Daar staat tegenover dat De lange adem van Stalin een overzicht van de moderne Roemeense en Hongaarse geschiedenis in jaartallen bevat. Voor lezers die onbekend zijn met de geschiedenis van beide landen zeker handig. (Een inhoudsopgave en een index zouden ook handig zijn geweest.)
“Niet wie je bent, maar waar je bent, that is the question”, zo vat Hilbrink het lot van de Roemenen, Hongaren en Moldaviërs samen (p. 25, 27, 185). Dat geldt misschien ook wel voor de auteur. Dit boek moet het teveel hebben van enkele kleine verhalen waarvan Hilbrink tientallen jaren geleden zelf getuige was. Hilbrink is een uitstekende en aanstekelijke verteller. De personen die hij op zijn reizen ontmoette, zijn — hoewel vaak markant — evenals de schrijver doorgaans passanten in de geschiedenis van de regio. Zoals zijn ontmoeting in Boedapest met Réka Kovács-Orbán, nakomeling van een aristocratische familie uit Transsylvanië die er zelf nooit heeft gewoond. Pagina na pagina beschrijft hij het lot van baron Orbán van Lengyelfalva, een wereld die al honderd jaar geleden voorgoed verdween; Transsylvanië behoort sinds 1920 tot Roemenië (verdrag van Trianon). Hilbrink slaagt er mijns inziens niet in om deze kleine geschiedenissen met de grote geschiedenis te verbinden.
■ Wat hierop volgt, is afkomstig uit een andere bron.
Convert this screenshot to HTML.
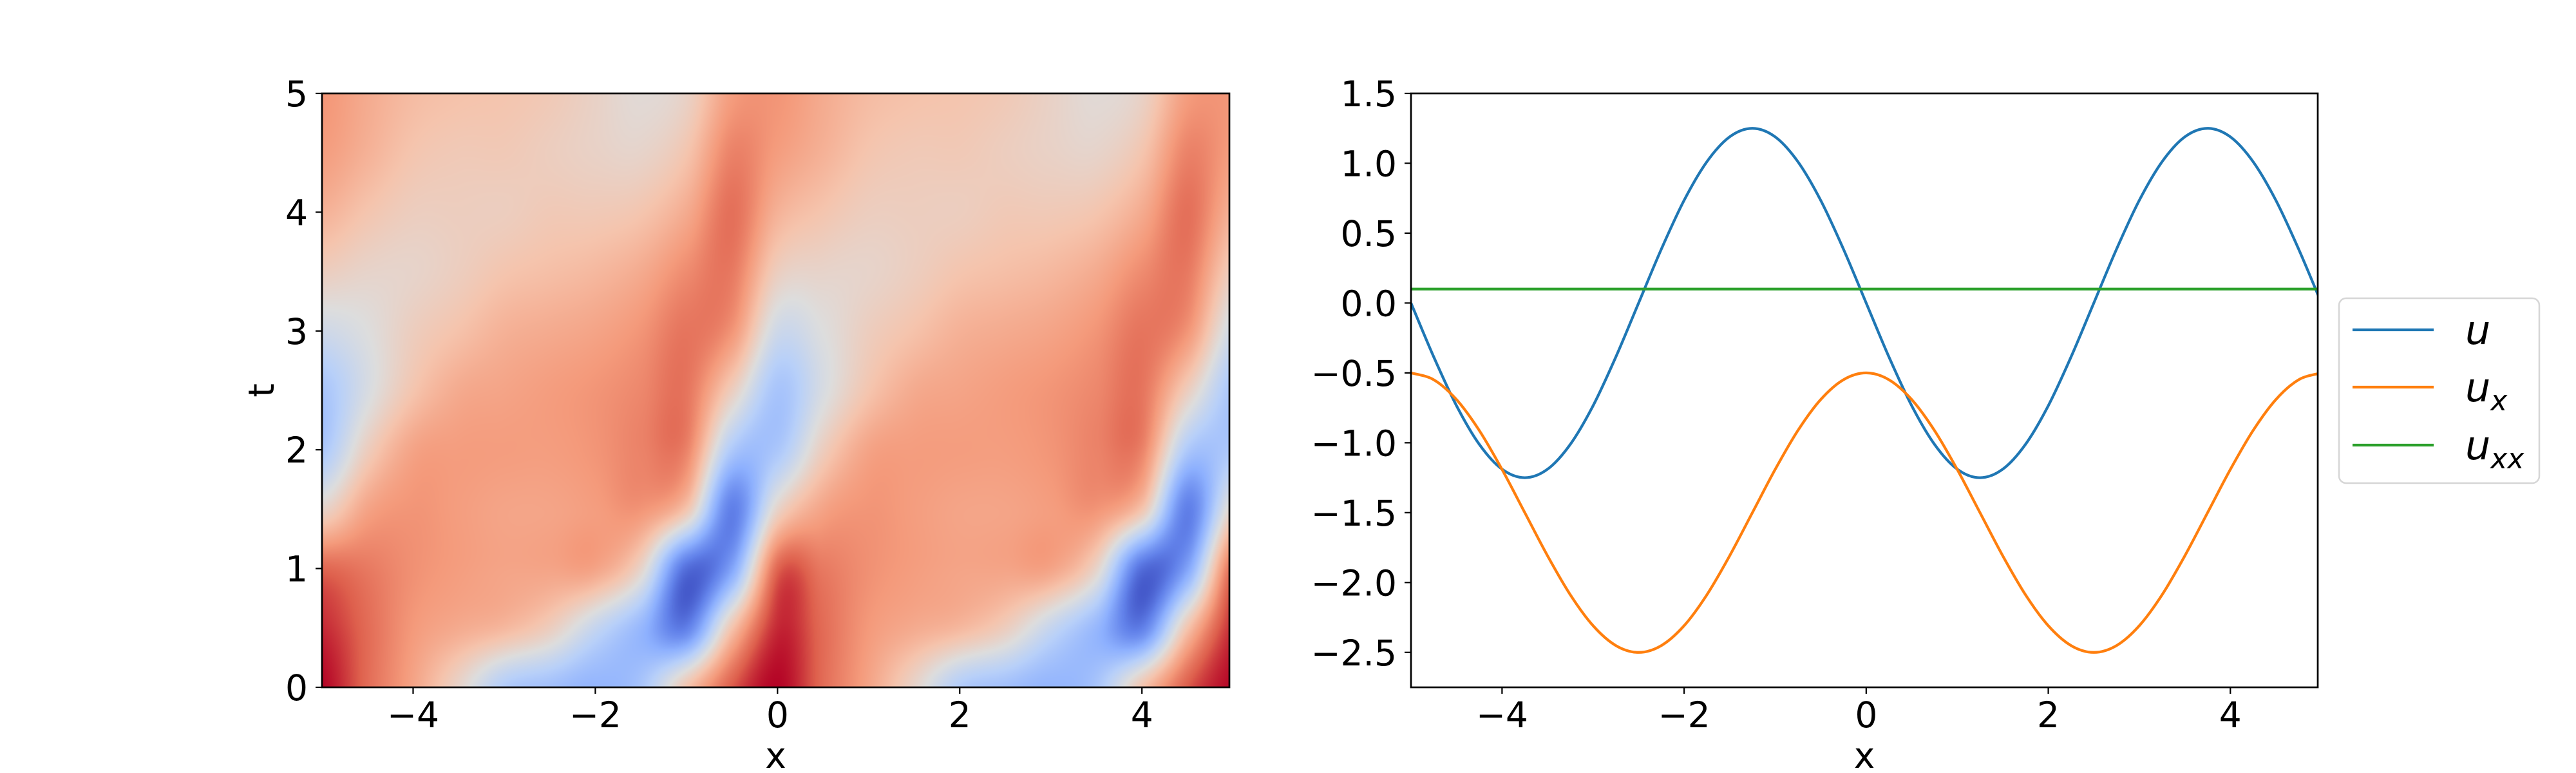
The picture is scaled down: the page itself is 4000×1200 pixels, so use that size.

Daardoor heeft hij teveel oog voor de continuïteit en legt teveel nadruk op geopolitieke constellaties uit het verleden.
De adem van Jozef Stalin is bijna zeventig jaar na zijn dood echt niet meer voelbaar in EU-lidstaten Hongarije en Roemenië en EU-kandidaatslidstaat Moldavië; deze samenlevingen zijn sinds de ineenstorting van de communistische regimes en Soviet-Unie in 1991 simpelweg te ingrijpend veranderd.